Why Limerick should be developed as Ireland's second city
The ex-boss of the Department of Finance says we need a balance to the Dublin sprawl.
IRELAND SHOULD POUR investment into Limerick and establish it as the country’s second city, according to the former head of the Department of Finance.
In a speech today at a breakfast event as part of Dublin Chamber of Commerce’s Dublin 2050 series, former Department of Finance secretary general John Moran said that the country needs a second economic hub to act as a counterbalance to the capital.
Moran said Dublin is suffering from severe urban sprawl which is compounded by “acute shortages of investment in infrastructure in recent years”.
“As our economy recovers our city groans under ineffective public transport, lack of proper health systems, chronic shortages of housing and even likely upcoming shortages of basic necessities like water,” he said.
Second city
Moran advocated building up another “urban engine” to try out new ideas “quickly and at scale in a test environment first to explore and develop solutions which work in an Irish context and once we have the working solutions we can implement them in Dublin”.

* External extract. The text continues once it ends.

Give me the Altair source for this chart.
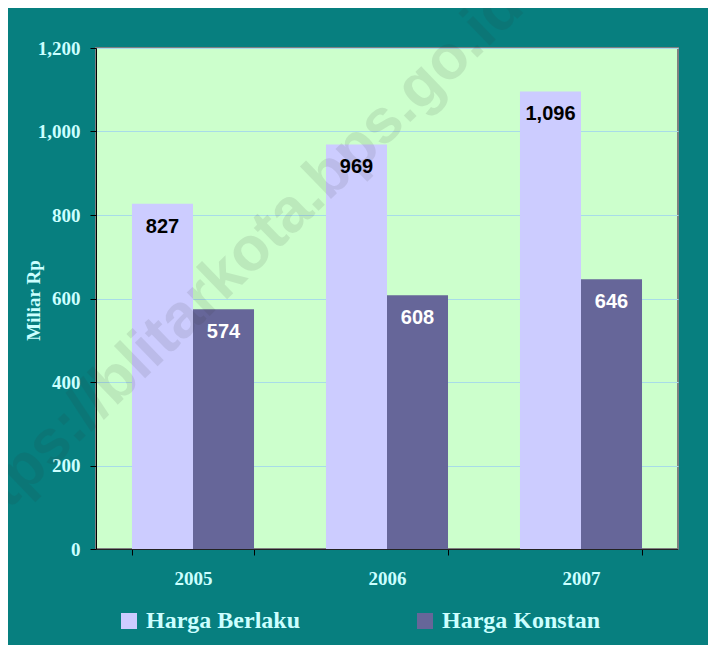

While he said Cork would have a claim to be the “second city”, Moran advocated building up Limerick to help stimulate development in the west of the country.
“A Limerick metropolitan area encouraged to grow rapidly to a vibrant urban part of 600,000-750,000 or more would not only provide considerable relief to Dublin, it would ignite rural Clare and Tipperary (as well as) Galway and Cork which would find new services only an hour away rather than the more than two hours to Dublin,” he said.
Moran cited Shannon Airport, Foynes Port and the Shannon River as features in the city that make it a suitable candidate for development.
“Of course, if we had enough to put the services in each of Galway, Cork and Limerick at the same time I would do that,” he said.
“But sadly we don’t and so we need to think if the right approach is not to start with one and as we succeed and create value, we can invest more elsewhere rather than investing a little everywhere and nothing works.”
New ideas
He said that there could be funding allocated “for the next 10,000 third-level places to the city rather than distributing to other universities, especially Dublin ones” to encourage people to move there.
Moran said that “new ways we want to operate health services and provide educational services, how we want to provide child care to encourage greater labour participation of parents” could all be trialed in this “new” city first “until we have created and perfected our new model of Irish urban living”.
The former Finance boss said this approach “could help focus the scarce resources until we have the right solution which we can then spread elsewhere”.
He added: “Once we have our new city working well, we then have the beginning of a new engine to create a western economic corridor stretching from Cork to Galway which will itself generate positive spillover impact far better distributed than concentrating all of those resources in Dublin alone.”